The attorney for the sheriff’s office, deputy county attorney Tom Liddy, said the detention officer could have handled the situation better or differently. However, he argued that Stoddard was still within his rights to seize the document because he thought a crime was taking place.
“It is not the position of the sheriff that that was the right thing to do,” Liddy told the judge. “It’s the position of the sheriff that he had a good-faith basis to do so.”
Liddy noted again that Cuccia’s client, Antonio Lozano, was a documented member of the Mexican Mafia. The gang has been known to corrupt defense attorneys and pass notes to other gang members through their lawyers, he said.
Stoddard told the court previously that he was on high alert for all of these things when he happened to see a piece of paper sticking out from Cuccia’s file.
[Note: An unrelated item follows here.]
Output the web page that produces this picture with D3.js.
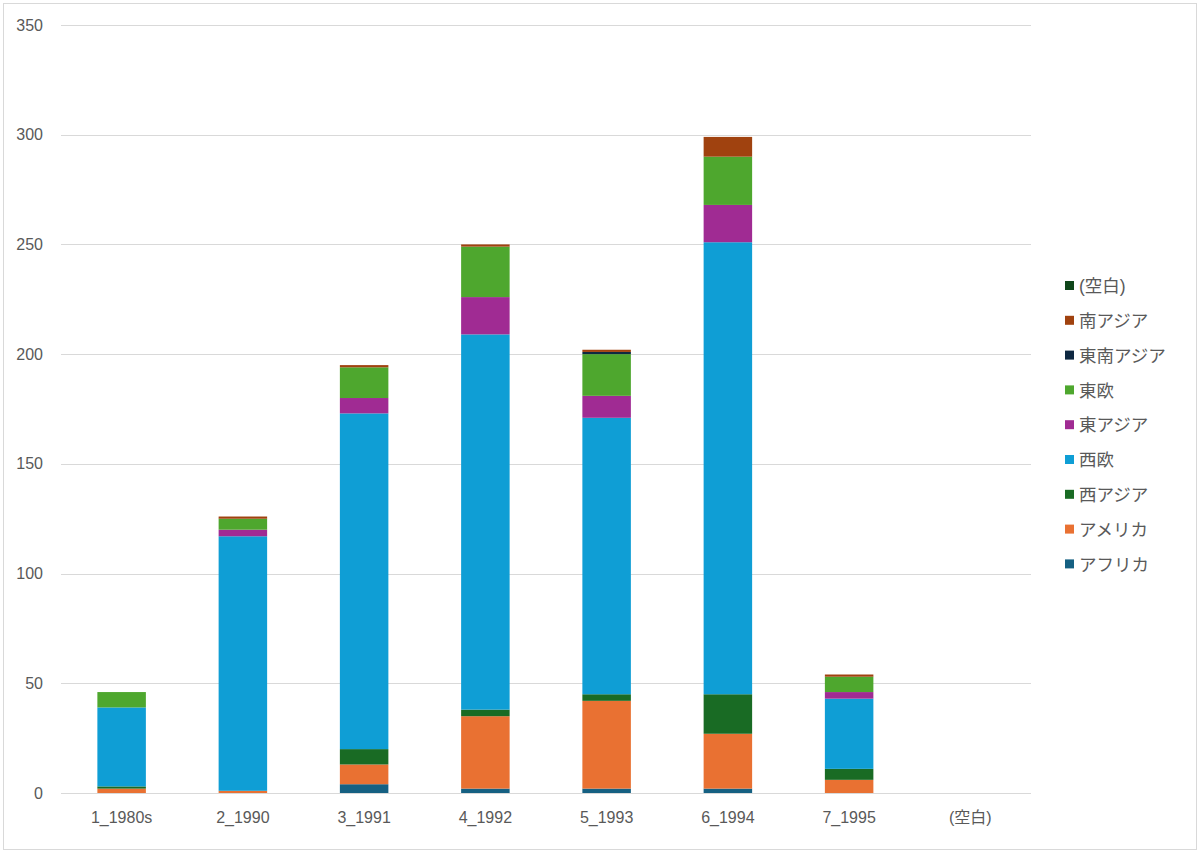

Stoddard testified last week he saw the words “going to” “steal” and “money” grouped in the same sentence.
“When he saw those four words, that raised red flags,” Liddy said.
But Mehrens responded by telling the judge that all the talk about the Mexican Mafia and what other attorneys have done in the past is a distraction from the case at hand. No one has suspected Cuccia of being corrupted, and in fact, the document that was taken never revealed a crime had taken place.
“It was not a good faith belief,” Mehrens said. “It is a belief by him and by the people he works for that they can do anything they want and get away with it.”
Maria Schaffer, the new attorney for Lozano, was also in court, but she made no argument about what should happen to the detention officer.
Instead, Schaffer told the judge she planned to file a motion asking for Lozano’s assault charge, which he was being sentenced for on the day in question, to be dismissed. She also said she would be asking for all of his future proceedings to be moved to another jurisdiction because this case has received too much publicity in Maricopa County.
Donahoe said he would take everything under consideration but made no ruling.